No room for triumphalism over seismic shift in north

If history is really an early warning system, as has been suggested, reactions to the news that Catholics outnumber Protestants in the North for the first time in a century should be measured.

Sinn Féin’s John Finucane views the figures as harbingers of historic and irreversible change. If the transformation is truly to be a positive one, consent must be the key.

A reversion to a time when it was about “might is right”, when mere weight of numbers gave moral force to whatever a privileged majority wanted and the devil take the hindmost cannot be an option.

The census figures in the North have shattered the old green-and-orange prism.
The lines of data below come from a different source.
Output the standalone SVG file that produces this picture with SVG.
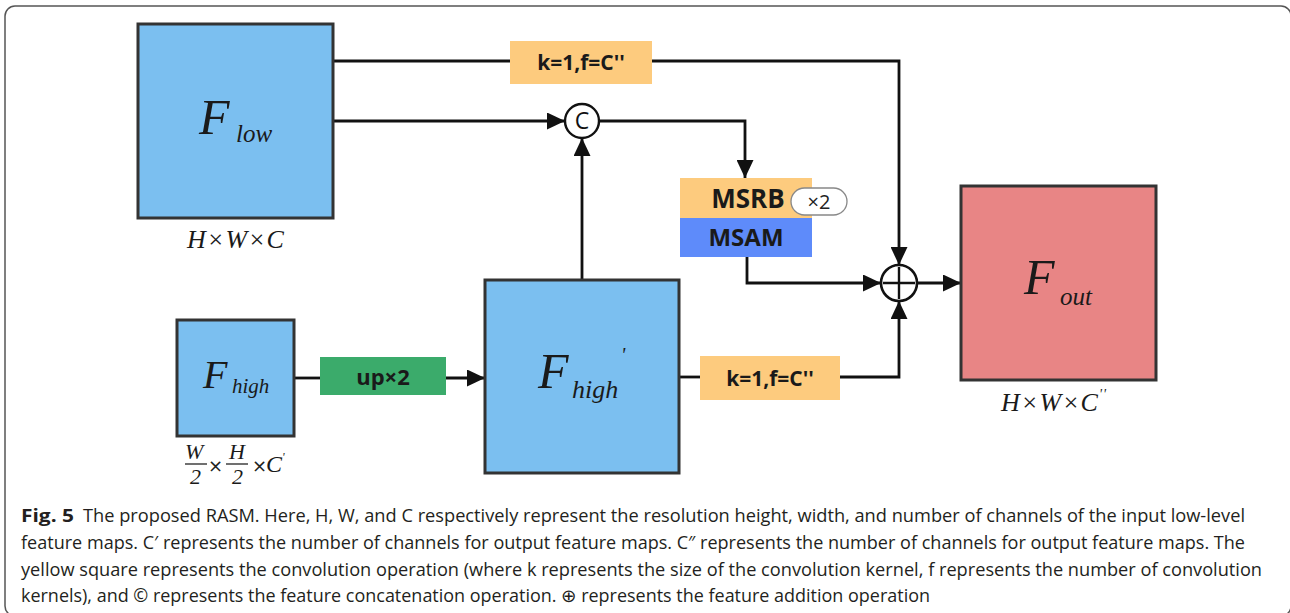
<svg xmlns="http://www.w3.org/2000/svg" width="1290" height="613" viewBox="0 0 1290 613">
<style>
.map{fill:#7bbff0;stroke:#333;stroke-width:3}
.conv{fill:#fdcb7e}
.lbl{font-family:"Open Sans","DejaVu Sans",sans-serif;font-weight:bold;fill:#1a1a1a;text-anchor:middle}
.math{font-family:"Liberation Serif","Times New Roman",serif;font-style:italic;fill:#1a1a1a}
.cap{font-family:"Open Sans","Noto Sans",sans-serif;font-size:17.5px;fill:#231f20}
.ln{fill:none;stroke:#111;stroke-width:2.8}
</style>
<defs>
<marker id="arr" markerUnits="userSpaceOnUse" markerWidth="18" markerHeight="17" viewBox="0 0 18 17" refX="18" refY="8.5" orient="auto">
<path d="M0,0 L18,8.5 L0,17 z" fill="#111"/>
</marker>
</defs>
<rect x="5" y="6" width="1286" height="610" rx="10" fill="#fff" stroke="#555" stroke-width="1.5"/>

<g id="connectors">
<path class="ln" d="M333,61 H510"/>
<path class="ln" d="M652,61 H899 V265" marker-end="url(#arr)"/>
<path class="ln" d="M333,121 H565" marker-end="url(#arr)"/>
<path class="ln" d="M599,121 H745 V178" marker-end="url(#arr)"/>
<path class="ln" d="M747,257 V283 H881" marker-end="url(#arr)"/>
<path class="ln" d="M917,283 H961" marker-end="url(#arr)"/>
<path class="ln" d="M294,378 H320"/>
<path class="ln" d="M446,378 H485" marker-end="url(#arr)"/>
<path class="ln" d="M582,280 V138" marker-end="url(#arr)"/>
<path class="ln" d="M679,377 H700"/>
<path class="ln" d="M840,377 H899 V301" marker-end="url(#arr)"/>
</g>

<g id="F_low">
<rect class="map" x="138" y="24" width="195" height="194"/>
<text class="math" x="199" y="134" font-size="50">F</text>
<text class="math" x="236" y="142" font-size="25">low</text>
<text class="math" x="236" y="248" font-size="26" text-anchor="middle" letter-spacing="1">H×W×C</text>
</g>

<g id="conv_top">
<rect class="conv" x="510" y="41" width="142" height="43"/>
<text class="lbl" x="581" y="70" font-size="21">k=1,f=C''</text>
</g>

<g id="concat">
<circle cx="582" cy="121" r="17" fill="#fff" stroke="#111" stroke-width="2.4"/>
<text x="582" y="129" font-family="'Open Sans','DejaVu Sans',sans-serif" font-size="23" text-anchor="middle" fill="#111">C</text>
</g>

<g id="msrb_msam">
<rect class="conv" x="680" y="178" width="132" height="40"/>
<rect x="680" y="218" width="132" height="39" fill="#5e8bfa"/>
<text class="lbl" x="748" y="208" font-size="26">MSRB</text>
<text class="lbl" x="746" y="246" font-size="24">MSAM</text>
<rect x="791" y="188" width="56" height="27" rx="13.5" fill="#fff" stroke="#888" stroke-width="1.3"/>
<text x="819" y="209" font-family="'Open Sans','DejaVu Sans',sans-serif" font-size="20" text-anchor="middle" fill="#222">×2</text>
</g>

<g id="add">
<circle cx="899" cy="283" r="18" fill="#fff" stroke="#111" stroke-width="2.6"/>
<path d="M899,267 V299 M883,283 H915" stroke="#111" stroke-width="2.4"/>
</g>

<g id="F_out">
<rect x="961" y="186" width="195" height="194" fill="#e88585" stroke="#333" stroke-width="3"/>
<text class="math" x="1024" y="294" font-size="50">F</text>
<text class="math" x="1060" y="305" font-size="25">out</text>
<text class="math" x="1054" y="411" font-size="26" text-anchor="middle" letter-spacing="1">H×W×C<tspan font-size="14" dy="-12">''</tspan></text>
</g>

<g id="F_high">
<rect class="map" x="177" y="320" width="117" height="116"/>
<text class="math" x="203" y="388" font-size="40">F</text>
<text class="math" x="232" y="393" font-size="21">high</text>
<text class="math" x="185" y="459" font-size="22">W</text>
<line x1="185" y1="464" x2="207" y2="464" stroke="#222" stroke-width="1.3"/>
<text class="math" x="190" y="484" font-size="22" font-style="normal">2</text>
<text x="208" y="472" font-family="'DejaVu Sans',sans-serif" font-size="18" fill="#222">×</text>
<text class="math" x="229" y="459" font-size="22">H</text>
<line x1="226" y1="464" x2="248" y2="464" stroke="#222" stroke-width="1.3"/>
<text class="math" x="232" y="484" font-size="22" font-style="normal">2</text>
<text x="252" y="472" font-family="'DejaVu Sans',sans-serif" font-size="18" fill="#222">×</text>
<text class="math" x="266" y="472" font-size="24">C<tspan font-size="12" dy="-11">'</tspan></text>
</g>

<g id="upsample">
<rect x="320" y="357" width="126" height="38" fill="#3bab6b"/>
<text class="lbl" x="383" y="385" font-size="22">up×2</text>
</g>

<g id="F_high_prime">
<rect class="map" x="485" y="280" width="194" height="193"/>
<text class="math" x="538" y="388" font-size="50">F</text>
<text class="math" x="572" y="398" font-size="26">high</text>
<text class="math" x="621" y="362" font-size="20" font-style="normal">'</text>
</g>

<g id="conv_bottom">
<rect class="conv" x="700" y="356" width="140" height="44"/>
<text class="lbl" x="770" y="386" font-size="21">k=1,f=C''</text>
</g>

<g id="caption">
<text class="cap" x="21" y="522" font-weight="bold" textLength="53" lengthAdjust="spacingAndGlyphs">Fig. 5</text>
<text class="cap" x="83" y="522" textLength="1162" lengthAdjust="spacingAndGlyphs">The proposed RASM. Here, H, W, and C respectively represent the resolution height, width, and number of channels of the input low-level</text>
<text class="cap" x="21" y="549" textLength="1224" lengthAdjust="spacingAndGlyphs">feature maps. C′ represents the number of channels for output feature maps. C″ represents the number of channels for output feature maps. The</text>
<text class="cap" x="21" y="576" textLength="1241" lengthAdjust="spacingAndGlyphs">yellow square represents the convolution operation (where k represents the size of the convolution kernel, f represents the number of convolution</text>
<text class="cap" x="21" y="602" textLength="909" lengthAdjust="spacingAndGlyphs">kernels), and © represents the feature concatenation operation. ⊕ represents the feature addition operation</text>
</g>
</svg>
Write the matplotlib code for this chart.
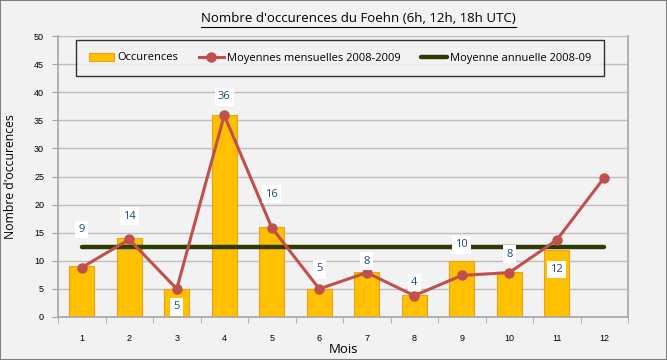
import matplotlib
matplotlib.use("Agg")
import matplotlib.pyplot as plt
from matplotlib.patches import Rectangle

months = [1, 2, 3, 4, 5, 6, 7, 8, 9, 10, 11, 12]
occurences = [9, 14, 5, 36, 16, 5, 8, 4, 10, 8, 12, 0]
moy_mensuelles = [8.8, 13.8, 5, 35.9, 15.9, 5, 7.9, 3.8, 7.4, 7.9, 13.7, 24.8]
moy_annuelle = [12.5] * 12
bar_labels = ["9", "14", "5", "36", "16", "5", "8", "4", "10", "8", "12", ""]
# label offsets in pixels relative to bar top
label_offsets = [37, 22, -18, 18, 33, 20, 11, 12, 16, 18, -20, 0]

title = "Nombre d'occurences du Foehn (6h, 12h, 18h UTC)"
xlabel = "Mois"
ylabel = "Nombre d'occurences"

bg = "#F2F2F2"
fig = plt.figure(figsize=(6.67, 3.6), dpi=100, facecolor=bg)
ax = fig.add_axes([58 / 667, 1 - 317 / 360, 570 / 667, 281 / 360])
ax.set_facecolor(bg)

x = list(range(len(months)))
bars = ax.bar(x, occurences, width=0.53, color="#FFC000", edgecolor="#E8A317",
              linewidth=0.8, zorder=2, label="Occurences")
l1, = ax.plot(x, moy_mensuelles, color="#C0504D", linewidth=2.2, marker="o",
              markersize=6.5, zorder=4, label="Moyennes mensuelles 2008-2009")
l2, = ax.plot(x, moy_annuelle, color="#2E3A06", linewidth=3.2, zorder=3,
              solid_capstyle="round", label="Moyenne annuelle 2008-09")

for xi, v, lab, off in zip(x, occurences, bar_labels, label_offsets):
    if not lab:
        continue
    ax.annotate(lab, (xi, v), xytext=(0, off), textcoords="offset pixels",
                ha="center", va="center", fontsize=8, color="#1F497D",
                family="Open Sans", zorder=6,
                bbox=dict(boxstyle="square,pad=0.3", fc="white", ec="none"))

ax.set_xlim(-0.5, 11.5)
ax.set_ylim(0, 50)
ax.set_yticks(range(0, 51, 5))
ax.set_xticks(x)
ax.set_xticklabels([str(m) for m in months], fontsize=6.5, family="Liberation Sans")
ax.set_xticks([i + 0.5 for i in range(-1, 12)], minor=True)
ax.tick_params(axis="x", which="major", length=0, pad=12)
ax.tick_params(axis="x", which="minor", length=4, color="#A6A6A6", direction="out")
ax.tick_params(axis="y", length=4, color="#A6A6A6", labelsize=6.5, pad=6)
for t in ax.get_yticklabels():
    t.set_family("Liberation Sans")

ax.yaxis.grid(True, color="#BEBEBE", linewidth=1, zorder=0)
ax.set_axisbelow(True)
ax.spines["top"].set_visible(False)
for s in ["left", "bottom", "right"]:
    ax.spines[s].set_color("#A6A6A6")
    ax.spines[s].set_linewidth(1.2)

ax.set_xlabel(xlabel, fontsize=9.5, family="Open Sans", labelpad=0)
ax.set_ylabel(ylabel, fontsize=8.8, family="Open Sans", labelpad=12)

fig.text(358 / 667, 1 - 18 / 360, title, ha="center", va="center",
         fontsize=9.5, family="Open Sans")
fig.add_artist(plt.Line2D([201 / 667, 516 / 667], [1 - 27 / 360, 1 - 27 / 360],
                          color="black", linewidth=0.8))

leg = ax.legend(handles=[bars, l1, l2], loc="center",
                bbox_to_anchor=(77 / 667, 1 - 77 / 360, 526 / 667, 38 / 360),
                bbox_transform=fig.transFigure, ncol=3, frameon=True, fancybox=False,
                prop={"family": "Open Sans", "size": 8}, handlelength=2.3,
                columnspacing=1.8, handletextpad=0.3, borderaxespad=0,
                borderpad=1.15)
leg.get_frame().set_edgecolor("black")
leg.get_frame().set_facecolor(bg)
leg.get_frame().set_linewidth(1)
leg.set_zorder(10)

fig.add_artist(Rectangle((0, 0), 1, 1, transform=fig.transFigure, fill=False,
                         edgecolor="#808080", linewidth=1.5))

fig.savefig("out.png", dpi=100, facecolor=bg)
But let us also hope they are not used to grate against the running sore of sectarianism or to provoke a slide into polarizing triumphalism from any quarter.

For the record: 45.7pc of people in the North are Catholic; 43.5pc Protestant; 1.5pc are from other, non-Christian religions; and 9.3pc neither belong to nor were brought up in any religion.

A more diverse population is revealed with people sharing many identities and affiliations.

Thus the imperative to be more open and accommodating is stronger than ever.

Allegiances and interests have also undergone a transformation. Brexit seems to have been a primary driver of this.

For many, it seems to have elevated pragmatism over patriotism. This can be seen with the number of people holding an Irish passport rising from 375,800 in 2011 to 614,300 in 2021 – a 63.5pc increase.

The restoration of political institutions and the return of democratic government is the only way to protect all.

The most important lesson of so many conflict situations is how little we allow ourselves to learn.

Mindful of this, it is worth winding the clock back to an acrimonious debate in the Parliament of Northern Ireland in April 1934.

A row over the rights of the nationalist minority was in full flight. George Leeke of the Nationalist Party asked then prime minister James Craig: “What about your Protestant parliament?”

Craig’s reply ran as follows: “The Honorable Member must remember that in the south they boasted of a Catholic state. They still boast of southern Ireland being a Catholic state. All I boast of is that we are a Protestant parliament and a Protestant state.

“It would be rather interesting for historians of the future to compare a Catholic state launched in the south with a Protestant state launched in the north and to see which gets on the better. I am doing my best to be ahead of the south.” Today it should be less about coming out “ahead” and more about coming through together.

The Good Friday Agreement is still the best way for all to navigate the future regardless of religion. As its champion John Hume said: “Difference is of the essence of humanity. Difference is an accident of birth and it should therefore never be the source of hatred or conflict.”